Hey Look, Our Estate Is Taxable … Again!

There’s  a significant group of clients for whom estate taxes became irrelevant and/or immaterial after the exemptions doubled a few years ago. Now, however, an “accelerated sunset” will bring a new dawn of estate tax exposure. But will clients care? Any couples in this group who don’t have to deal with ILITs crying out for attention before year-end might very well shrug off these latest developments. And why not? Their estate planning documents will still “work.” There’s no change to the marital deduction, so there will still be no tax when the first spouse passes away. Anyway, they’ve seen that the estate and gift tax laws have more turnover than a pancake griddle. Before you know it, the exemptions will be back up. So why bother?

However, for others, particularly those who won’t have the benefit of the marital deduction, the new law could cause a tectonic shift in their thinking. They may be concerned enough to prepare to move before the date of enactment if that’s required. And that move could certainly involve forming and funding new ILITs. It could also involve transferring (or selling) existing life policies to these new ILITs, again before date of enactment. There will obviously be a certain amount of redundancy between the planning discussions with this group and the prior group, as both have to concern themselves with trust design and long-term funding of the ILITs in a decidedly unfriendly transfer tax environment. Planners will probably also explore alternatives to ILITs altogether, such as partnerships.

Some clients will want to use split-dollar or other leveraged techniques to preserve their exemption or use someone else’s money to fund their ILITs. So that they prevent the past from being prologue, planners can work with the life insurance professionals to fashion approaches to the plans and the design and funding of the policies so that clients have more control and flexibility to manage the arrangements and reduce their risk than in the past. That should be interesting!
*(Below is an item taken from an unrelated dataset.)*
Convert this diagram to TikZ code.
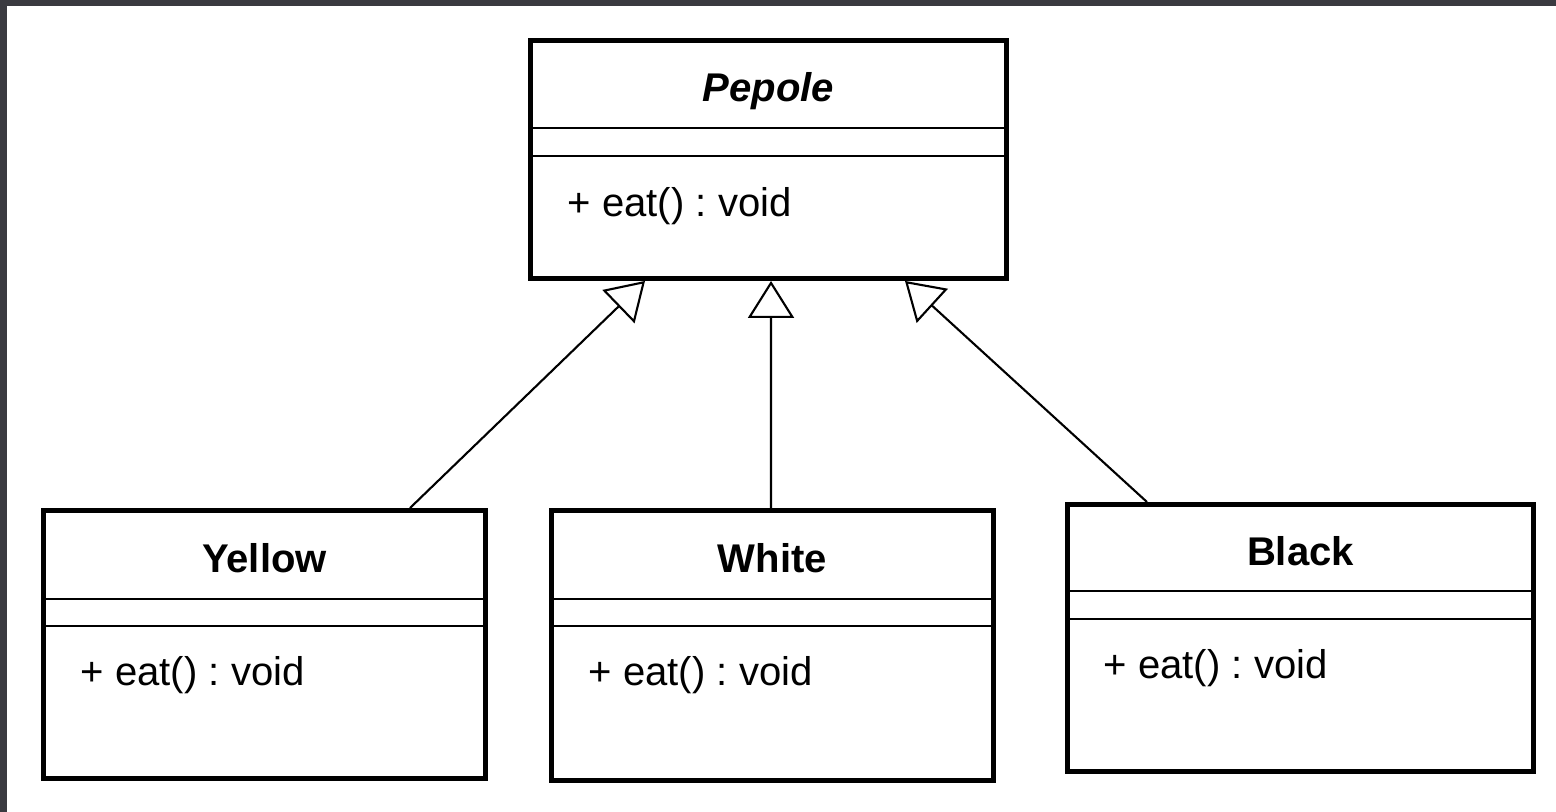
\documentclass[tikz,border=0pt]{standalone}
\usepackage{fontspec}
\setmainfont{Liberation Sans}
\frenchspacing
\usetikzlibrary{arrows.meta, positioning, calc}
\definecolor{frameDark}{RGB}{58, 58, 64}
\tikzset{
    % Class Box Style
    classBox/.style={
        rectangle,
        draw=black,
        line width=1.4pt,
        fill=white,
        inner sep=0pt
    },
    % Text Styles
    classTitle/.style={font=\fontsize{11.4}{13}\selectfont\bfseries, inner sep=0pt},
    classMethod/.style={font=\fontsize{11.4}{13}\selectfont, anchor=west, inner sep=0pt},
    % Line & Arrow Styles
    compartment/.style={line width=0.8pt},
    inherit/.style={-{Triangle[open, length=3.7mm, width=4.6mm]}, line width=0.6pt}
}

\begin{document}
\begin{tikzpicture}

    % --- Frame ---
    \useasboundingbox (0,0) rectangle (15.56,8.12);
    \fill[white] (0,0) rectangle (15.56,8.12);
    \fill[frameDark] (0,8.06) rectangle (15.56,8.12);
    \fill[frameDark] (0,0) rectangle (0.07,8.12);

    % --- PARENT CLASS ---
    \node (pepole) [classBox, minimum width=4.76cm, minimum height=2.38cm] at (7.685,6.525) {};
    \node (pepoleTitle) [classTitle] at ([yshift=-0.53cm]pepole.north) {\textit{Pepole}};
    \draw [compartment] ([yshift=-0.9cm]pepole.north west) -- ([yshift=-0.9cm]pepole.north east);
    \draw [compartment] ([yshift=-1.18cm]pepole.north west) -- ([yshift=-1.18cm]pepole.north east);
    \node (pepoleMethod) [classMethod] at ([xshift=0.39cm, yshift=-1.68cm]pepole.north west) {+ eat() : void};

    % --- CHILD CLASSES ---

    % 1. Yellow
    \node (yellow) [classBox, minimum width=4.42cm, minimum height=2.68cm] at (2.645,1.675) {};
    \node (yellowTitle) [classTitle] at ([yshift=-0.5cm]yellow.north) {Yellow};
    \draw [compartment] ([yshift=-0.91cm]yellow.north west) -- ([yshift=-0.91cm]yellow.north east);
    \draw [compartment] ([yshift=-1.18cm]yellow.north west) -- ([yshift=-1.18cm]yellow.north east);
    \node (yellowMethod) [classMethod] at ([xshift=0.39cm, yshift=-1.67cm]yellow.north west) {+ eat() : void};

    % 2. White
    \node (white) [classBox, minimum width=4.42cm, minimum height=2.70cm] at (7.725,1.665) {};
    \node (whiteTitle) [classTitle] at ([yshift=-0.5cm]white.north) {White};
    \draw [compartment] ([yshift=-0.91cm]white.north west) -- ([yshift=-0.91cm]white.north east);
    \draw [compartment] ([yshift=-1.18cm]white.north west) -- ([yshift=-1.18cm]white.north east);
    \node (whiteMethod) [classMethod] at ([xshift=0.39cm, yshift=-1.67cm]white.north west) {+ eat() : void};

    % 3. Black
    \node (black) [classBox, minimum width=4.66cm, minimum height=2.67cm] at (13.005,1.74) {};
    \node (blackTitle) [classTitle] at ([yshift=-0.49cm]black.north) {Black};
    \draw [compartment] ([yshift=-0.89cm]black.north west) -- ([yshift=-0.89cm]black.north east);
    \draw [compartment] ([yshift=-1.17cm]black.north west) -- ([yshift=-1.17cm]black.north east);
    \node (blackMethod) [classMethod] at ([xshift=0.38cm, yshift=-1.66cm]black.north west) {+ eat() : void};

    % --- Arrows (Generalization) ---
    \draw [inherit] ([xshift=1.455cm]yellow.north) -- ([xshift=-1.235cm]pepole.south);
    \draw [inherit] ([xshift=-0.015cm]white.north) -- ([xshift=0.025cm]pepole.south);
    \draw [inherit] ([xshift=-1.535cm]black.north) -- ([xshift=1.365cm]pepole.south);

\end{tikzpicture}
\end{document}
What if you have clients who would like to avoid the three-year rule (IRC Section 2035) by selling their policy to a grantor trust ILIT? This is a common situation that could be even more so in light of the proposal to accelerate the sunset and reduce the gift and estate tax exemptions. Say a client owns a large life insurance policy. They decide that now would be a good time to “do something” to remove the policy from their taxable estate. They could simply transfer the policy to an ILIT as a gift, but as they’ve been told more than three times, the policy will be pulled back into their estate if they die within three years of the transfer. Besides, they’re reluctant to use more gift tax exemption. Their advisors have suggested, more than three times, that a properly designed sale of the policy to a grantor trust ILIT for full consideration won’t be a gift and will avoid the three-year rule. What’s more, the sale won’t be a taxable transaction under Revenue Ruling 85-13, nor will it be a transfer for value under IRC Section 101(a). Under the new proposed rule, however, a grantor trust ILIT will be considered a third party, rendering the sale a taxable event and, absent another exception, a transfer for value. This result would obtain only if the sale occurs on or after the date of enactment to a trust created then, which means that there’s still time to sell the policy to an existing ILIT or establish a new one before date of enactment and then make the sale.